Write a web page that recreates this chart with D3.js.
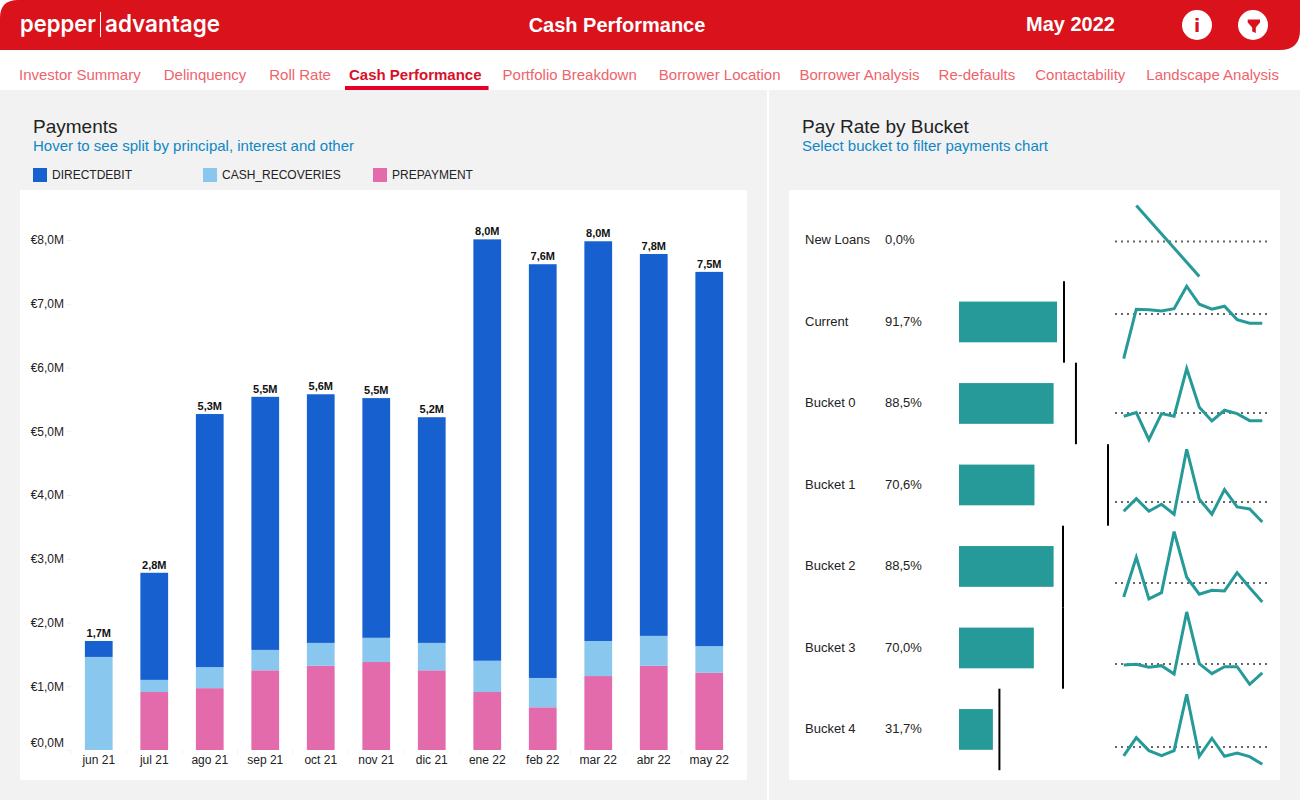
<!DOCTYPE html>
<html>
<head>
<meta charset="utf-8">
<title>Cash Performance</title>
<script src="https://cdn.jsdelivr.net/npm/d3@7"></script>
<style>
  html, body { margin: 0; padding: 0; background: #f2f2f2; overflow: hidden; }
  svg { display: block; font-family: "Liberation Sans", Arial, sans-serif; }
</style>
</head>
<body>
<div id="chart"></div>
<script>
  var navLabels = ['Investor Summary','Delinquency','Roll Rate','Cash Performance','Portfolio Breakdown',
    'Borrower Location','Borrower Analysis','Re-defaults','Contactability','Landscape Analysis'];
  var activeNav = 'Cash Performance';
  var navGaps = [23,23,18,21,22,19,19,20,21,0];

  // payments, in millions of euro
  var months = ['jun 21','jul 21','ago 21','sep 21','oct 21','nov 21','dic 21','ene 22','feb 22','mar 22','abr 22','may 22'];
  var prepayment = [0,0.91,0.97,1.25,1.32,1.38,1.25,0.91,0.67,1.16,1.32,1.21];
  var cashRecoveries = [1.46,0.19,0.33,0.32,0.36,0.38,0.43,0.49,0.46,0.55,0.47,0.42];
  var directDebit = [0.25,1.68,3.97,3.97,3.90,3.76,3.54,6.61,6.49,6.27,5.99,5.87];
  var totalLabels = ['1,7M','2,8M','5,3M','5,5M','5,6M','5,5M','5,2M','8,0M','7,6M','8,0M','7,8M','7,5M'];
  var yTicks = [0,1,2,3,4,5,6,7,8];
  var yTickLabels = ['€0,0M','€1,0M','€2,0M','€3,0M','€4,0M','€5,0M','€6,0M','€7,0M','€8,0M'];
  var seriesNames = ['DIRECTDEBIT','CASH_RECOVERIES','PREPAYMENT'];

  // pay rate by bucket
  var buckets = ['New Loans','Current','Bucket 0','Bucket 1','Bucket 2','Bucket 3','Bucket 4'];
  var payRates = [0,91.7,88.5,70.6,88.5,70.0,31.7];
  var rateLabels = ['0,0%','91,7%','88,5%','70,6%','88,5%','70,0%','31,7%'];
  var targets = [null,98.2,109.4,139.4,97.3,97.3,37.8];

  // trend per bucket, points against that bucket's average (null = no payment that month)
  var sparkAverage = [-1,8,-9.5,-17,-16.5,-16,-17.5];
  var sparkNewLoans = [null,36,null,null,null,null,-35,null,null,null,null,null];
  var sparkCurrent = [-44.7,4.7,4.3,3,5.3,27.7,9.7,4.7,7.7,-5.7,-9.3,-9.3];
  var sparkBucket0 = [-3.3,0.3,-26.7,-0.7,-3.3,44.3,5.7,-8,2.7,-0.7,-7.7,-7.7];
  var sparkBucket1 = [-9.3,3.3,-9.3,-2.3,-12.3,52.7,2.7,-12.3,12.3,-5,-7,-20];
  var sparkBucket2 = [-14,25.7,-16,-9.7,51.3,5.7,-11.3,-7.3,-8,10.3,-4.7,-19];
  var sparkBucket3 = [-1,-0.3,-3.3,-1.7,-10,52,0.3,-9.7,-2.7,-2.7,-20.3,-9];
  var sparkBucket4 = [-9,9.3,-3.7,-8.7,-3.7,52.7,-9.3,8.7,-9.3,-6,-9.7,-17.3];
  var sparks = [sparkNewLoans,sparkCurrent,sparkBucket0,sparkBucket1,sparkBucket2,sparkBucket3,sparkBucket4];

  var red = '#d9121b';
  var teal = '#259a98';
  var barColors = {DIRECTDEBIT:'#1660cf', CASH_RECOVERIES:'#89c7ef', PREPAYMENT:'#e36bac'};

  var svg = d3.select('#chart').append('svg').attr('width',1300).attr('height',800);

  // page furniture
  svg.append('rect').attr('width',1300).attr('height',800).attr('fill','#f2f2f2');
  svg.append('rect').attr('width',1300).attr('height',90).attr('fill','#fff');
  svg.append('rect').attr('x',767).attr('y',90).attr('width',2).attr('height',710).attr('fill','#fff');
  svg.append('path').attr('fill',red)
    .attr('d','M0,50 L0,18 Q0,0 18,0 L1300,0 L1300,30 Q1300,50 1280,50 Z');

  // logo
  var logo = svg.append('g').attr('fill','#fff').attr('font-family','Inter, "Noto Sans", sans-serif').attr('font-size',24).attr('font-weight',600);
  logo.append('text').attr('x',20).attr('y',32).attr('textLength',76).attr('lengthAdjust','spacingAndGlyphs').text('pepper');
  logo.append('rect').attr('x',100).attr('y',12).attr('width',1).attr('height',25);
  logo.append('text').attr('x',105).attr('y',32).attr('textLength',115).attr('lengthAdjust','spacingAndGlyphs').text('advantage');

  svg.append('text').attr('x',617).attr('y',32).attr('text-anchor','middle').attr('fill','#fff')
    .attr('font-size',20).attr('font-weight',700).text('Cash Performance');
  svg.append('text').attr('x',1070.5).attr('y',31).attr('text-anchor','middle').attr('fill','#fff')
    .attr('font-size',20).attr('font-weight',700).text('May 2022');

  // header icons
  svg.append('circle').attr('cx',1197).attr('cy',25).attr('r',15).attr('fill','#fff');
  svg.append('text').attr('x',1197).attr('y',32).attr('text-anchor','middle').attr('fill',red)
    .attr('font-family','"DejaVu Sans"').attr('font-size',18).attr('font-weight',700).text('i');
  svg.append('circle').attr('cx',1253).attr('cy',25).attr('r',15).attr('fill','#fff');
  svg.append('path').attr('fill',red)
    .attr('d','M1247.7,19.5 L1260,19.5 L1260,22.5 L1255.8,27.5 L1255.8,33 L1252.2,31.5 L1252.2,27.5 L1247.7,22.5 Z');

  // nav tabs, laid out one after the other
  var navX = 19;
  navLabels.forEach(function(label,i){
    var isActive = label === activeNav;
    var t = svg.append('text').attr('x',navX).attr('y',80).attr('font-size',15)
      .attr('font-weight',isActive ? 700 : 400)
      .attr('fill',isActive ? '#d9102a' : '#ef636b').text(label);
    var w = t.node().getComputedTextLength();
    if(isActive){
      svg.append('rect').attr('x',navX-4).attr('y',86).attr('width',w+11).attr('height',4).attr('fill','#e4002b');
    }
    navX += w + navGaps[i];
  });

  // panel titles
  var panelTitle = function(x, title, sub){
    svg.append('text').attr('x',x).attr('y',133).attr('font-size',19).attr('fill','#222').text(title);
    svg.append('text').attr('x',x).attr('y',151).attr('font-size',15).attr('fill','#0f87c4').text(sub);
  };
  panelTitle(33,'Payments','Hover to see split by principal, interest and other');
  panelTitle(802,'Pay Rate by Bucket','Select bucket to filter payments chart');

  // legend
  seriesNames.forEach(function(name,i){
    var lx = 33 + i*170;
    svg.append('rect').attr('x',lx).attr('y',168).attr('width',14).attr('height',14).attr('fill',barColors[name]);
    svg.append('text').attr('x',lx+19).attr('y',179).attr('font-size',12).attr('fill','#222').text(name);
  });

  svg.append('rect').attr('x',20).attr('y',190).attr('width',727).attr('height',590).attr('fill','#fff');
  svg.append('rect').attr('x',789).attr('y',190).attr('width',491).attr('height',590).attr('fill','#fff');

  // stacked bars
  var x = d3.scaleBand().domain(months).range([71,737]).paddingInner(0.5).paddingOuter(0.25);
  var y = d3.scaleLinear().domain([0,8]).range([750,240]);

  var rows = months.map(function(m,i){
    return {month:m, PREPAYMENT:prepayment[i], CASH_RECOVERIES:cashRecoveries[i], DIRECTDEBIT:directDebit[i], label:totalLabels[i]};
  });
  var stacked = d3.stack().keys(['PREPAYMENT','CASH_RECOVERIES','DIRECTDEBIT'])(rows);

  svg.append('g').selectAll('g').data(stacked).enter().append('g')
    .attr('fill',function(s){return barColors[s.key]})
    .selectAll('rect').data(function(s){return s}).enter().append('rect')
    .attr('x',function(d){return x(d.data.month)})
    .attr('width',x.bandwidth())
    .attr('y',function(d){return y(d[1])})
    .attr('height',function(d){return y(d[0])-y(d[1])});

  svg.append('g').selectAll('text').data(rows).enter().append('text')
    .attr('x',function(d){return x(d.month)+x.bandwidth()/2})
    .attr('y',function(d){return y(d.PREPAYMENT+d.CASH_RECOVERIES+d.DIRECTDEBIT)-4})
    .attr('text-anchor','middle').attr('font-size',11).attr('font-weight',700).attr('fill','#111')
    .text(function(d){return d.label});

  // axes
  var yAxis = svg.append('g').attr('transform','translate(71,0)')
    .call(d3.axisLeft(y).tickValues(yTicks).tickSize(4).tickPadding(3)
      .tickFormat(function(d,i){return yTickLabels[i]}));
  yAxis.select('.domain').remove();
  yAxis.selectAll('line').attr('stroke','#eee');
  yAxis.selectAll('text').attr('font-family','"Liberation Sans"').attr('font-size',12).attr('fill','#222')
    .attr('transform',function(d){return d === 0 ? 'translate(0,-7)' : null});

  var xAxis = svg.append('g').attr('transform','translate(0,750)')
    .call(d3.axisBottom(x).tickSize(0).tickPadding(5));
  xAxis.select('.domain').attr('stroke','none');
  xAxis.selectAll('text').attr('font-family','"Liberation Sans"').attr('font-size',12).attr('fill','#222');

  // faint marks between the months
  svg.append('g').selectAll('line').data(months).enter().append('line')
    .attr('x1',function(m){return x(m)-x.step()*0.25})
    .attr('x2',function(m){return x(m)-x.step()*0.25})
    .attr('y1',750).attr('y2',754)
    .attr('stroke','#f2f2f2');

  // pay rate rows
  var rowY = d3.scaleBand().domain(buckets).range([199.7,770.2]).paddingInner(0.5).paddingOuter(0.25);
  var rateX = d3.scaleLinear().domain([0,100]).range([959,1065.9]);
  var sparkX = d3.scalePoint().domain(months).range([1123.7,1262.3]);
  var sparkY = d3.scaleLinear().domain([-60,60]).range([60,-60]);
  var rowMid = function(b){return rowY(b)+rowY.bandwidth()/2};

  var line = d3.line()
    .x(function(d){return sparkX(d.month)})
    .y(function(d){return sparkY(d.value)});

  buckets.forEach(function(b,i){
    var mid = rowMid(b);
    svg.append('text').attr('x',805).attr('y',mid+4).attr('font-size',13).attr('fill','#222').text(b);
    svg.append('text').attr('x',885).attr('y',mid+4).attr('font-size',13).attr('fill','#222').text(rateLabels[i]);

    if(payRates[i] > 0){
      svg.append('rect').attr('x',rateX(0)).attr('y',rowY(b))
        .attr('width',rateX(payRates[i])-rateX(0)).attr('height',rowY.bandwidth()).attr('fill',teal);
    }
    if(targets[i] !== null){
      svg.append('line').attr('x1',rateX(targets[i])).attr('x2',rateX(targets[i]))
        .attr('y1',mid-rowY.step()/2).attr('y2',mid+rowY.step()/2)
        .attr('stroke','#000').attr('stroke-width',2);
    }

    var g = svg.append('g').attr('transform','translate(0,'+mid+')');
    g.append('line').attr('x1',1115).attr('x2',1268)
      .attr('y1',sparkY(sparkAverage[i])).attr('y2',sparkY(sparkAverage[i]))
      .attr('stroke','#666').attr('stroke-width',2).attr('stroke-dasharray','2,4');

    var points = months.map(function(m,j){
      return {month:m, value:sparks[i][j] === null ? null : sparks[i][j]+sparkAverage[i]};
    }).filter(function(d){return d.value !== null});

    g.append('path').attr('d',line(points)).attr('fill','none')
      .attr('stroke',teal).attr('stroke-width',3);
  });
</script>
</body>
</html>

--------------------------------

Return nothing but the lines running from the start of the data to the line with "var navGaps = [23,23,18,21,22,19,19,20,21,0];", please, both ends included and no pictures.

Write a web page that recreates this chart with D3.js.
<!DOCTYPE html>
<html>
<head>
<meta charset="utf-8">
<title>Cash Performance</title>
<script src="https://cdn.jsdelivr.net/npm/d3@7"></script>
<style>
  html, body { margin: 0; padding: 0; background: #f2f2f2; overflow: hidden; }
  svg { display: block; font-family: "Liberation Sans", Arial, sans-serif; }
</style>
</head>
<body>
<div id="chart"></div>
<script>
  var navLabels = ['Investor Summary','Delinquency','Roll Rate','Cash Performance','Portfolio Breakdown',
    'Borrower Location','Borrower Analysis','Re-defaults','Contactability','Landscape Analysis'];
  var activeNav = 'Cash Performance';
  var navGaps = [23,23,18,21,22,19,19,20,21,0];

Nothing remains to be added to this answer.